DATA PROVIDED:
------

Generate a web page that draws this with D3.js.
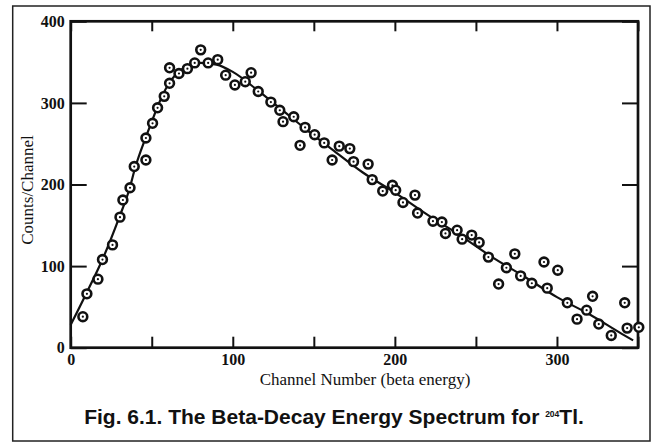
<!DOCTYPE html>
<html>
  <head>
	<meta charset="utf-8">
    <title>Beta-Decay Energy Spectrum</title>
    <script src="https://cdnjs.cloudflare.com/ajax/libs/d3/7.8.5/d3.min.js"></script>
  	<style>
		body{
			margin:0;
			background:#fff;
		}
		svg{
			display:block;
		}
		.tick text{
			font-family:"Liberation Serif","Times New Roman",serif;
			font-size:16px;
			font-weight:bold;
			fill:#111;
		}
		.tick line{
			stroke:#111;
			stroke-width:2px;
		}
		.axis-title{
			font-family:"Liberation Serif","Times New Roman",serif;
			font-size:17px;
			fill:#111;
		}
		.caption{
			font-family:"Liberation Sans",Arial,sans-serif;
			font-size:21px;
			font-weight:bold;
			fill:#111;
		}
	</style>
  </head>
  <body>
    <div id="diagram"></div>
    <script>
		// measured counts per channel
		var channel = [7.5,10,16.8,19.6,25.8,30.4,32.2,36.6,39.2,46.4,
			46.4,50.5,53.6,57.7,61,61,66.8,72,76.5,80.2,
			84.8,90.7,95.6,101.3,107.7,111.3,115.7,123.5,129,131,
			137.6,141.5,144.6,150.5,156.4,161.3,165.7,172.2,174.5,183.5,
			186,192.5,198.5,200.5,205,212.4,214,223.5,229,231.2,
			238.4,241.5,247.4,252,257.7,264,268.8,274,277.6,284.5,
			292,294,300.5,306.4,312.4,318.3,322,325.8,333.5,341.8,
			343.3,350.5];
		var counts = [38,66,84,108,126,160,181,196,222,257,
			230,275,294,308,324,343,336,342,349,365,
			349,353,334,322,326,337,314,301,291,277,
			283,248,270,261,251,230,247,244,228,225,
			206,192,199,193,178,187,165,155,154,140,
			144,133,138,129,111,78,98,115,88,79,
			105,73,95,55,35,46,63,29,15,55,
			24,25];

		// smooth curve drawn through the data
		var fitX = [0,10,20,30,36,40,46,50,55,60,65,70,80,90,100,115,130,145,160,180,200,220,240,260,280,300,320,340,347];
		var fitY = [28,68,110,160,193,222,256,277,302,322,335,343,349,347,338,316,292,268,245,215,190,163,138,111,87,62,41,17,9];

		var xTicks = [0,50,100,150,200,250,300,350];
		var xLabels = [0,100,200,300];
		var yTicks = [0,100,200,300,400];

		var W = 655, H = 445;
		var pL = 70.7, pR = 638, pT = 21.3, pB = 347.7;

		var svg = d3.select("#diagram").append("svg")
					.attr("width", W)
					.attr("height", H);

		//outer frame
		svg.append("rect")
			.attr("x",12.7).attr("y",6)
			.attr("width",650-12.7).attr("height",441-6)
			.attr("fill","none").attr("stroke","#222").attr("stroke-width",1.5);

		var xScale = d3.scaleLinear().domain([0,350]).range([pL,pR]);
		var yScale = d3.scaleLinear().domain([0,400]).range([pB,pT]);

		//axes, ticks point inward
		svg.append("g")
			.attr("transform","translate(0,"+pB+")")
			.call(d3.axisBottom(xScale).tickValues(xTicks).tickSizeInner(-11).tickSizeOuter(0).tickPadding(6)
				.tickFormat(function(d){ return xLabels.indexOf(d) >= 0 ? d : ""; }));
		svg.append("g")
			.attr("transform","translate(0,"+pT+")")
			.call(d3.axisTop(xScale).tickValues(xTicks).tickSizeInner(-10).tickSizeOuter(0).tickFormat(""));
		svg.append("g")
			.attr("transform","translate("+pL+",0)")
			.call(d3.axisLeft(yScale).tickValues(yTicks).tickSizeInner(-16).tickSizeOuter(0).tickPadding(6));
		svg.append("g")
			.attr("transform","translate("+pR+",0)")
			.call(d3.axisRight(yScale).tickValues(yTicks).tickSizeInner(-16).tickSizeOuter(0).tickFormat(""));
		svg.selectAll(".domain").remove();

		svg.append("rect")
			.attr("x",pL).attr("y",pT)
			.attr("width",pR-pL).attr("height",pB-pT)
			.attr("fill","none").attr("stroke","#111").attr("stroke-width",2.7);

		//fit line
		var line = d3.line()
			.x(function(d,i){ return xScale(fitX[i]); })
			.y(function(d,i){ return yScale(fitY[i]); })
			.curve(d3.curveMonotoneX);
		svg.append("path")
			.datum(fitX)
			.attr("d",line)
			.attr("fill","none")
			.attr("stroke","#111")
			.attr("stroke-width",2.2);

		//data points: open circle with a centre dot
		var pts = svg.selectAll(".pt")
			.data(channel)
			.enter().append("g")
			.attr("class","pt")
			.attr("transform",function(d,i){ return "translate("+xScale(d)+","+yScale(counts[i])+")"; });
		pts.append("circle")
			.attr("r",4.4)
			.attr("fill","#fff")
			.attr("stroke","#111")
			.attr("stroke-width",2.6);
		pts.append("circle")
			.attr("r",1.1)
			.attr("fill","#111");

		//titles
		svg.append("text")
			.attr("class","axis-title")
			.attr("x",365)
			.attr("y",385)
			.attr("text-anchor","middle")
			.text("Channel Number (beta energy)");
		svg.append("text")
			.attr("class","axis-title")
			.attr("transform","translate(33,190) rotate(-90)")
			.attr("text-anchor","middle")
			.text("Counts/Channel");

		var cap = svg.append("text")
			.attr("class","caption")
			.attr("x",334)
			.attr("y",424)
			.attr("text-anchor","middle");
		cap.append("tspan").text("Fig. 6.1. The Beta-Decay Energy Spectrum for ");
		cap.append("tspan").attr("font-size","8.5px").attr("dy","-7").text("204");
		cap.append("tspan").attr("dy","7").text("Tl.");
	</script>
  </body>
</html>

------

REQUIRED WORK: The material above holds pictures; copy everything else in it exactly.

RESULT FOR THIS EXERCISE:
Generate a web page that draws this with D3.js.
<!DOCTYPE html>
<html>
  <head>
	<meta charset="utf-8">
    <title>Beta-Decay Energy Spectrum</title>
    <script src="https://cdnjs.cloudflare.com/ajax/libs/d3/7.8.5/d3.min.js"></script>
  	<style>
		body{
			margin:0;
			background:#fff;
		}
		svg{
			display:block;
		}
		.tick text{
			font-family:"Liberation Serif","Times New Roman",serif;
			font-size:16px;
			font-weight:bold;
			fill:#111;
		}
		.tick line{
			stroke:#111;
			stroke-width:2px;
		}
		.axis-title{
			font-family:"Liberation Serif","Times New Roman",serif;
			font-size:17px;
			fill:#111;
		}
		.caption{
			font-family:"Liberation Sans",Arial,sans-serif;
			font-size:21px;
			font-weight:bold;
			fill:#111;
		}
	</style>
  </head>
  <body>
    <div id="diagram"></div>
    <script>
		// measured counts per channel
		var channel = [7.5,10,16.8,19.6,25.8,30.4,32.2,36.6,39.2,46.4,
			46.4,50.5,53.6,57.7,61,61,66.8,72,76.5,80.2,
			84.8,90.7,95.6,101.3,107.7,111.3,115.7,123.5,129,131,
			137.6,141.5,144.6,150.5,156.4,161.3,165.7,172.2,174.5,183.5,
			186,192.5,198.5,200.5,205,212.4,214,223.5,229,231.2,
			238.4,241.5,247.4,252,257.7,264,268.8,274,277.6,284.5,
			292,294,300.5,306.4,312.4,318.3,322,325.8,333.5,341.8,
			343.3,350.5];
		var counts = [38,66,84,108,126,160,181,196,222,257,
			230,275,294,308,324,343,336,342,349,365,
			349,353,334,322,326,337,314,301,291,277,
			283,248,270,261,251,230,247,244,228,225,
			206,192,199,193,178,187,165,155,154,140,
			144,133,138,129,111,78,98,115,88,79,
			105,73,95,55,35,46,63,29,15,55,
			24,25];

		// smooth curve drawn through the data
		var fitX = [0,10,20,30,36,40,46,50,55,60,65,70,80,90,100,115,130,145,160,180,200,220,240,260,280,300,320,340,347];
		var fitY = [28,68,110,160,193,222,256,277,302,322,335,343,349,347,338,316,292,268,245,215,190,163,138,111,87,62,41,17,9];

		var xTicks = [0,50,100,150,200,250,300,350];
		var xLabels = [0,100,200,300];
		var yTicks = [0,100,200,300,400];

		var W = 655, H = 445;
		var pL = 70.7, pR = 638, pT = 21.3, pB = 347.7;

		var svg = d3.select("#diagram").append("svg")
					.attr("width", W)
					.attr("height", H);

		//outer frame
		svg.append("rect")
			.attr("x",12.7).attr("y",6)
			.attr("width",650-12.7).attr("height",441-6)
			.attr("fill","none").attr("stroke","#222").attr("stroke-width",1.5);

		var xScale = d3.scaleLinear().domain([0,350]).range([pL,pR]);
		var yScale = d3.scaleLinear().domain([0,400]).range([pB,pT]);

		//axes, ticks point inward
		svg.append("g")
			.attr("transform","translate(0,"+pB+")")
			.call(d3.axisBottom(xScale).tickValues(xTicks).tickSizeInner(-11).tickSizeOuter(0).tickPadding(6)
				.tickFormat(function(d){ return xLabels.indexOf(d) >= 0 ? d : ""; }));
		svg.append("g")
			.attr("transform","translate(0,"+pT+")")
			.call(d3.axisTop(xScale).tickValues(xTicks).tickSizeInner(-10).tickSizeOuter(0).tickFormat(""));
		svg.append("g")
			.attr("transform","translate("+pL+",0)")
			.call(d3.axisLeft(yScale).tickValues(yTicks).tickSizeInner(-16).tickSizeOuter(0).tickPadding(6));
		svg.append("g")
			.attr("transform","translate("+pR+",0)")
			.call(d3.axisRight(yScale).tickValues(yTicks).tickSizeInner(-16).tickSizeOuter(0).tickFormat(""));
		svg.selectAll(".domain").remove();

		svg.append("rect")
			.attr("x",pL).attr("y",pT)
			.attr("width",pR-pL).attr("height",pB-pT)
			.attr("fill","none").attr("stroke","#111").attr("stroke-width",2.7);

		//fit line
		var line = d3.line()
			.x(function(d,i){ return xScale(fitX[i]); })
			.y(function(d,i){ return yScale(fitY[i]); })
			.curve(d3.curveMonotoneX);
		svg.append("path")
			.datum(fitX)
			.attr("d",line)
			.attr("fill","none")
			.attr("stroke","#111")
			.attr("stroke-width",2.2);

		//data points: open circle with a centre dot
		var pts = svg.selectAll(".pt")
			.data(channel)
			.enter().append("g")
			.attr("class","pt")
			.attr("transform",function(d,i){ return "translate("+xScale(d)+","+yScale(counts[i])+")"; });
		pts.append("circle")
			.attr("r",4.4)
			.attr("fill","#fff")
			.attr("stroke","#111")
			.attr("stroke-width",2.6);
		pts.append("circle")
			.attr("r",1.1)
			.attr("fill","#111");

		//titles
		svg.append("text")
			.attr("class","axis-title")
			.attr("x",365)
			.attr("y",385)
			.attr("text-anchor","middle")
			.text("Channel Number (beta energy)");
		svg.append("text")
			.attr("class","axis-title")
			.attr("transform","translate(33,190) rotate(-90)")
			.attr("text-anchor","middle")
			.text("Counts/Channel");

		var cap = svg.append("text")
			.attr("class","caption")
			.attr("x",334)
			.attr("y",424)
			.attr("text-anchor","middle");
		cap.append("tspan").text("Fig. 6.1. The Beta-Decay Energy Spectrum for ");
		cap.append("tspan").attr("font-size","8.5px").attr("dy","-7").text("204");
		cap.append("tspan").attr("dy","7").text("Tl.");
	</script>
  </body>
</html>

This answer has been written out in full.